§ Direction: Omit all pictures, then retype the data exactly as given.

§ Source data:
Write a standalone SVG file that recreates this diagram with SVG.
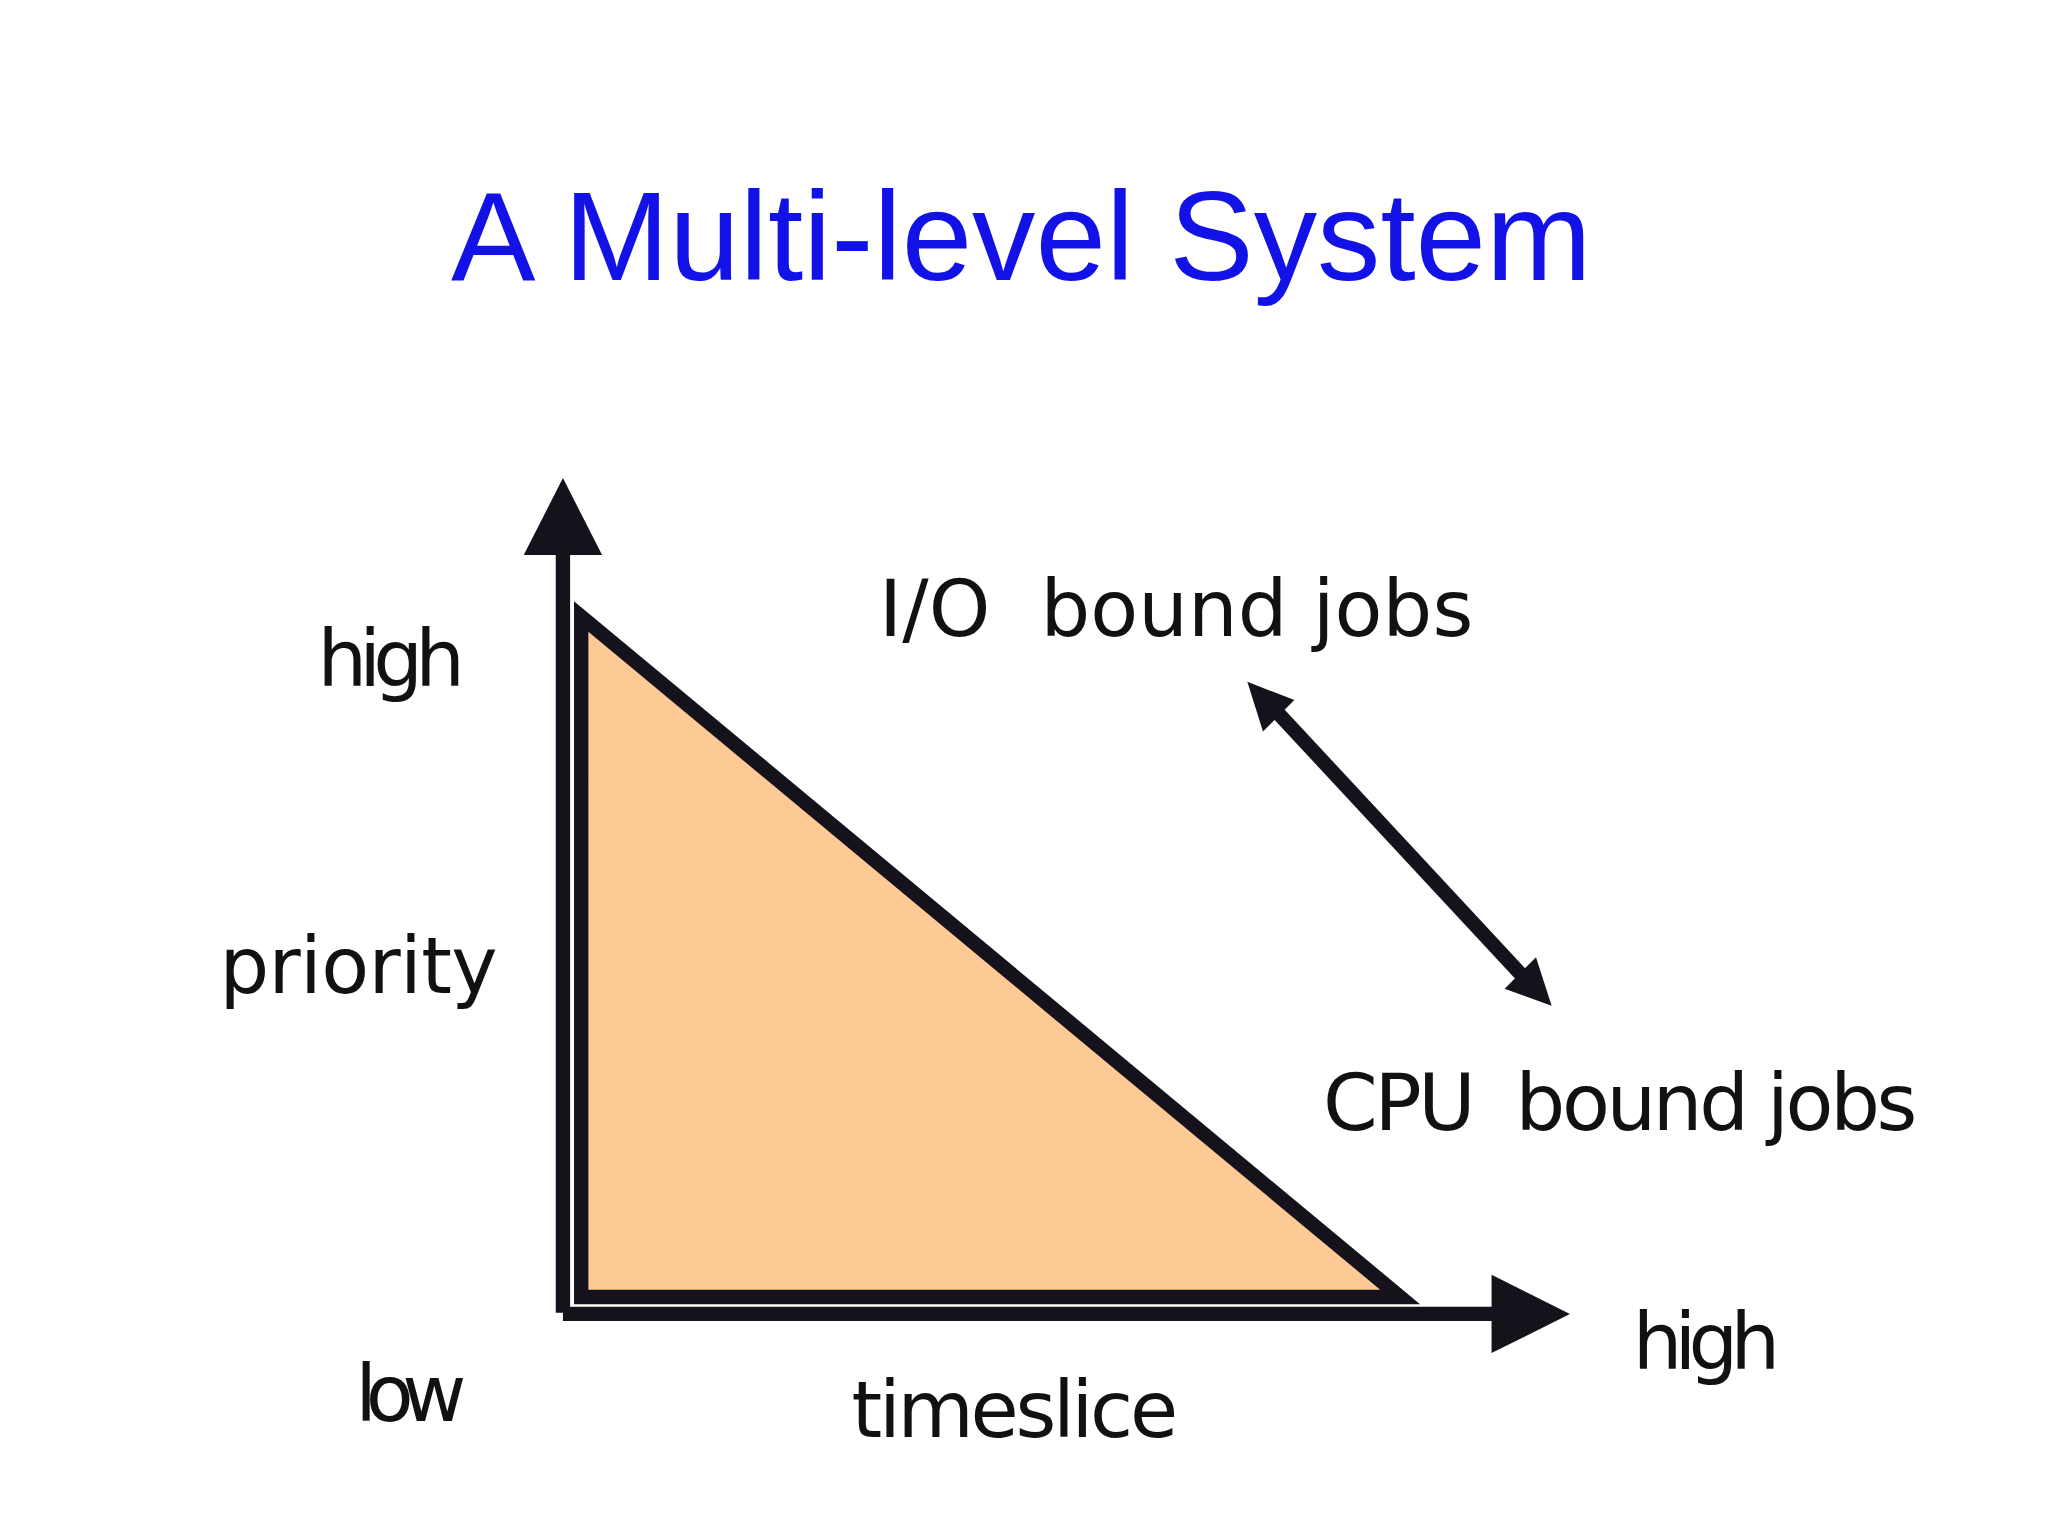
<svg xmlns="http://www.w3.org/2000/svg" width="2048" height="1536" viewBox="0 0 2048 1536">
<style>
.t{font-family:"DejaVu Sans","Liberation Sans",sans-serif;font-size:60px;fill:#111}
.ax{stroke:#15121c;stroke-width:11;fill:none}
.hd{fill:#15121c}
</style>
<rect width="2048" height="1536" fill="#fff"/>
<g transform="scale(1.3061)">
<text x="782" y="214" text-anchor="middle" font-family="Liberation Sans, Arial, sans-serif" font-size="97" fill="#1212e6">A Multi-level System</text>
<g id="triangle"><polygon points="445,472 445,993 1072,993" fill="#fdca96" stroke="#15121c" stroke-width="11" stroke-linejoin="miter"/></g>
<g id="connectors">
<line class="ax" x1="431" y1="1005" x2="431" y2="420"/>
<polygon class="hd" points="401,425 461,425 431,366"/>
<line class="ax" x1="431" y1="1006" x2="1146" y2="1006"/>
<polygon class="hd" points="1142,976 1142,1036 1202,1006"/>
<line class="ax" stroke-width="8" x1="973" y1="540" x2="1170" y2="752"/>
<polygon class="hd" points="955,522 991,536 967,560"/>
<polygon class="hd" points="1188,770 1152,757 1176,733"/>
</g>
<g id="labels">
<text class="t" x="243" y="525" textLength="113">high</text>
<text class="t" x="168" y="760" textLength="213">priority</text>
<text class="t" x="272" y="1088" textLength="85">low</text>
<text class="t" x="652" y="1100" textLength="250">timeslice</text>
<text class="t" x="1250" y="1048" textLength="113">high</text>
<text class="t" x="673" y="487" textLength="455" xml:space="preserve">I/O  bound jobs</text>
<text class="t" x="1013" y="865" textLength="455" xml:space="preserve">CPU  bound jobs</text>
</g>
</g>
</svg>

§ Task response:
Write a standalone SVG file that recreates this diagram with SVG.
<svg xmlns="http://www.w3.org/2000/svg" width="2048" height="1536" viewBox="0 0 2048 1536">
<style>
.t{font-family:"DejaVu Sans","Liberation Sans",sans-serif;font-size:60px;fill:#111}
.ax{stroke:#15121c;stroke-width:11;fill:none}
.hd{fill:#15121c}
</style>
<rect width="2048" height="1536" fill="#fff"/>
<g transform="scale(1.3061)">
<text x="782" y="214" text-anchor="middle" font-family="Liberation Sans, Arial, sans-serif" font-size="97" fill="#1212e6">A Multi-level System</text>
<g id="triangle"><polygon points="445,472 445,993 1072,993" fill="#fdca96" stroke="#15121c" stroke-width="11" stroke-linejoin="miter"/></g>
<g id="connectors">
<line class="ax" x1="431" y1="1005" x2="431" y2="420"/>
<polygon class="hd" points="401,425 461,425 431,366"/>
<line class="ax" x1="431" y1="1006" x2="1146" y2="1006"/>
<polygon class="hd" points="1142,976 1142,1036 1202,1006"/>
<line class="ax" stroke-width="8" x1="973" y1="540" x2="1170" y2="752"/>
<polygon class="hd" points="955,522 991,536 967,560"/>
<polygon class="hd" points="1188,770 1152,757 1176,733"/>
</g>
<g id="labels">
<text class="t" x="243" y="525" textLength="113">high</text>
<text class="t" x="168" y="760" textLength="213">priority</text>
<text class="t" x="272" y="1088" textLength="85">low</text>
<text class="t" x="652" y="1100" textLength="250">timeslice</text>
<text class="t" x="1250" y="1048" textLength="113">high</text>
<text class="t" x="673" y="487" textLength="455" xml:space="preserve">I/O  bound jobs</text>
<text class="t" x="1013" y="865" textLength="455" xml:space="preserve">CPU  bound jobs</text>
</g>
</g>
</svg>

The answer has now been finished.